Given task: Restate all the material verbatim, except for the pictures.
'''
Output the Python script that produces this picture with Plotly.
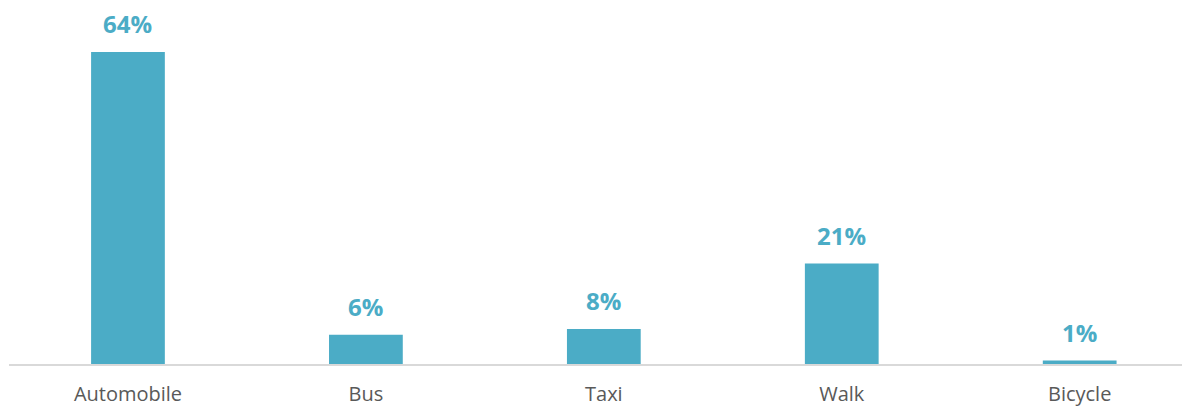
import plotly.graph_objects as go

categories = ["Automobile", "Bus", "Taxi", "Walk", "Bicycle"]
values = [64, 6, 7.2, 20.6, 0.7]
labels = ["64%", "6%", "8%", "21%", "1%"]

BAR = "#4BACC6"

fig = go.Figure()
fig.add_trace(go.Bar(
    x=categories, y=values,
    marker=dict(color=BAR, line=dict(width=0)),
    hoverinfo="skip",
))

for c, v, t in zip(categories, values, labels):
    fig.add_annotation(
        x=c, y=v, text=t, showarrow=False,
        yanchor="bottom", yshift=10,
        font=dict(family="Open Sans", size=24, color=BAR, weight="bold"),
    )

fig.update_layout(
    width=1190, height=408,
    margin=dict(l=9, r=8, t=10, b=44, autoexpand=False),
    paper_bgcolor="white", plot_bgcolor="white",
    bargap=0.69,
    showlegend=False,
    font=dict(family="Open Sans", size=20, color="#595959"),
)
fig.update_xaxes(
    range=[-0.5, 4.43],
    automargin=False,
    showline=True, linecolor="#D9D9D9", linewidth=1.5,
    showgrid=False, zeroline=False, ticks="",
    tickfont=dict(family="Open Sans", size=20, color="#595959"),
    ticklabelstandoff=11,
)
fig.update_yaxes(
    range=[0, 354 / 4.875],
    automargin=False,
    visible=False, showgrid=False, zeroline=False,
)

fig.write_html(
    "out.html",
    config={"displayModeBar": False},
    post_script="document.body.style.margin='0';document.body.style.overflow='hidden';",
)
'''
Correct answer:
Output the Python script that produces this picture with Plotly.
import plotly.graph_objects as go

categories = ["Automobile", "Bus", "Taxi", "Walk", "Bicycle"]
values = [64, 6, 7.2, 20.6, 0.7]
labels = ["64%", "6%", "8%", "21%", "1%"]

BAR = "#4BACC6"

fig = go.Figure()
fig.add_trace(go.Bar(
    x=categories, y=values,
    marker=dict(color=BAR, line=dict(width=0)),
    hoverinfo="skip",
))

for c, v, t in zip(categories, values, labels):
    fig.add_annotation(
        x=c, y=v, text=t, showarrow=False,
        yanchor="bottom", yshift=10,
        font=dict(family="Open Sans", size=24, color=BAR, weight="bold"),
    )

fig.update_layout(
    width=1190, height=408,
    margin=dict(l=9, r=8, t=10, b=44, autoexpand=False),
    paper_bgcolor="white", plot_bgcolor="white",
    bargap=0.69,
    showlegend=False,
    font=dict(family="Open Sans", size=20, color="#595959"),
)
fig.update_xaxes(
    range=[-0.5, 4.43],
    automargin=False,
    showline=True, linecolor="#D9D9D9", linewidth=1.5,
    showgrid=False, zeroline=False, ticks="",
    tickfont=dict(family="Open Sans", size=20, color="#595959"),
    ticklabelstandoff=11,
)
fig.update_yaxes(
    range=[0, 354 / 4.875],
    automargin=False,
    visible=False, showgrid=False, zeroline=False,
)

fig.write_html(
    "out.html",
    config={"displayModeBar": False},
    post_script="document.body.style.margin='0';document.body.style.overflow='hidden';",
)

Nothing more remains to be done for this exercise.